January 20, 2010

Basics: Frittata

For our friends who currently would prefer a life sentence of indentured servitude to an afternoon in the kitchen, we present a series on our staple recipes. Most are simply basic formulas that offer the opportunity to customize and call your own. Seriously, every cook should have these babies in their arsenal.

This was nearly titled 'Rainy Day' Frittata. But I wouldn't want to overuse the phrase, since it could really be applied to most things made under the dreary weather that's been parked over Atlanta for the past year. Though if what's outdoors is keeping you in, this should be your go-to recipe, adapted to whatever you have on hand. I mean, what the heck can you do with several spinach leaves and a few left over crumbles of feta? Oh, I know: slip it in a custardy egg dish and call it a meal.

What makes a frittata a frittata, is the fact that eggs start out on the stove, set, and puff up in the oven. From there, load it up to your heart's content. I have described our most recent fridge-clean-out below, but I'd really love to hear your favorite combinations. Got a good one? Let us know in the comments!

Breakfast, party of 2? Use an eight inch skillet and the recipe below. Or if you've got company for brunch, supersize the recipe and use your twelve inch [increase to a whole onion and nine eggs, advice at Simply Recipes]. And don't think you can only do this if you have a fancy All Clad pan. Anything you have that will go on the stove and stick directly in the oven will do, including a dutch oven. If your skillet has a plastic coated handle, wrap it tightly in foil and it should be fine. Just don't leave in there too long. Note: non-stick is probably an important quality considering the excessive stickiness of cooked egg.

Got pastry crust? Pour exactly this recipe in and bake at 375 degrees for approximately 40 minutes. Now you have a quiche! Don't forget to bake the pie crust a bit before pouring in the liquid or you'll get soggy bottom syndrome.

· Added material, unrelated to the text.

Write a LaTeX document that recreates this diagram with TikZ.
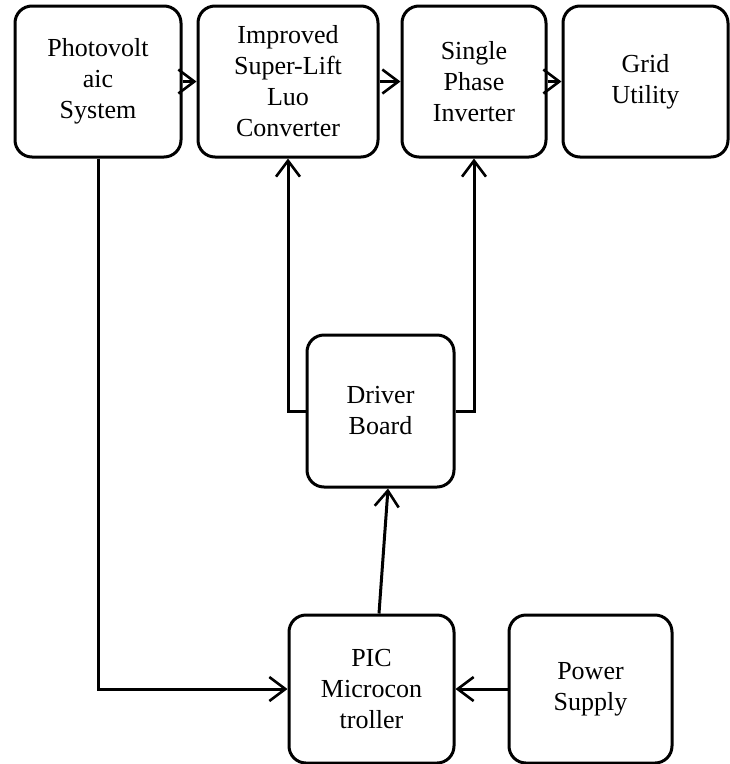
\documentclass[tikz,border=0pt]{standalone}
\usepackage{fontspec}
\setmainfont{Liberation Serif}
\usetikzlibrary{arrows.meta}
\begin{document}
\begin{tikzpicture}[x=1pt,y=-1pt,
  blk/.style={draw=black, line width=3pt, rounded corners=17pt, align=center,
    inner sep=0pt, font=\fontsize{26}{31}\selectfont},
  arr/.style={draw=black, line width=3pt, -{Straight Barb[length=16pt,width=24pt,line width=2.6pt]}}]
\useasboundingbox (0,0) rectangle (730,764);
\node[blk, minimum width=166pt, minimum height=151pt] (pv) at (98,81.5) {Photovolt\\aic\\System};
\node[blk, minimum width=180pt, minimum height=151pt] (conv) at (288,81.5) {Improved\\Super-Lift\\Luo\\Converter};
\node[blk, minimum width=144pt, minimum height=151pt] (inv) at (474,81.5) {Single\\Phase\\Inverter};
\node[blk, minimum width=165pt, minimum height=151pt] (grid) at (645.5,81.5) {Grid\\Utility};
\node[blk, minimum width=147pt, minimum height=152pt] (drv) at (380.5,411) {Driver\\Board};
\node[blk, minimum width=165pt, minimum height=148pt] (pic) at (371.5,689) {PIC\\Microcon\\troller};
\node[blk, minimum width=163pt, minimum height=148pt] (ps) at (590.5,689) {Power\\Supply};
\draw[arr] (pv.east) -- (conv.west);
\draw[arr] (conv.east) -- (inv.west);
\draw[arr] (inv.east) -- (grid.west);
\draw[arr] (drv.west) -| (conv.south);
\draw[arr] (drv.east) -| (inv.south);
\draw[arr] (pv.south) |- (pic.west);
\draw[arr] (ps.west) -- (pic.east);
\draw[arr] ([xshift=7.5pt]pic.north) -- ([xshift=7.5pt]drv.south);
\end{tikzpicture}
\end{document}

Unfortunately, not as nice as this.

Anything Goes Frittata
Serves 2-3

6 large eggs
2 tablespoons milk
1/3 cup grated Parmesan (optional)
Salt and freshly ground pepper to taste
1 tablespoon olive oil
1/2 small onion, chopped
1 large clove garlic, minced

My most recent filler:
Sun-dried tomato [or basil] pesto
Prosciutto di parma, diced
Goat cheese, crumbled

1. Preheat oven to 400°F.

2. In a mixing bowl, whisk together eggs, milk, and Parmesan cheese. Add in sun-dried tomato pesto and prosciutto, and sprinkle with salt and pepper. Set aside.

3. Sauté onions in olive oil in an oven-proof, stick-free skillet, until translucent, about 4-5 minutes on medium heat. Add garlic and cook a minute further.

4. Pour egg mixture over onions. Use a spatula to mix things up a bit, then sprinkle in the bits of goat cheese. When the mixture is about half set [jiggle it to find out], put the whole pan in the oven.

5. Bake for 8-10 minutes, until frittata is puffy and golden. Remove from oven with oven mitts and let cool for several minutes. Although the pan may be out of the oven for a few minutes, the handle is still very hot. Slide it off onto a plate.


Brooke said...

Yeah, I do this thing all the time. I usually use a leftover starch--pasta or rice--as the base and then pour the eggs over it. Killer breakfast!

misscassidy said...

Okay, day two of reading your blog and I've already found another winner to add to the recipe books. I think I'll have to throw in some sausage or bacon to please the fiance.

I made a killer Chicken Tortilla Soup last night. I should have taken pictures but I'll at least post the recipe to my blog. I'm sure you'll find a way to make it even better!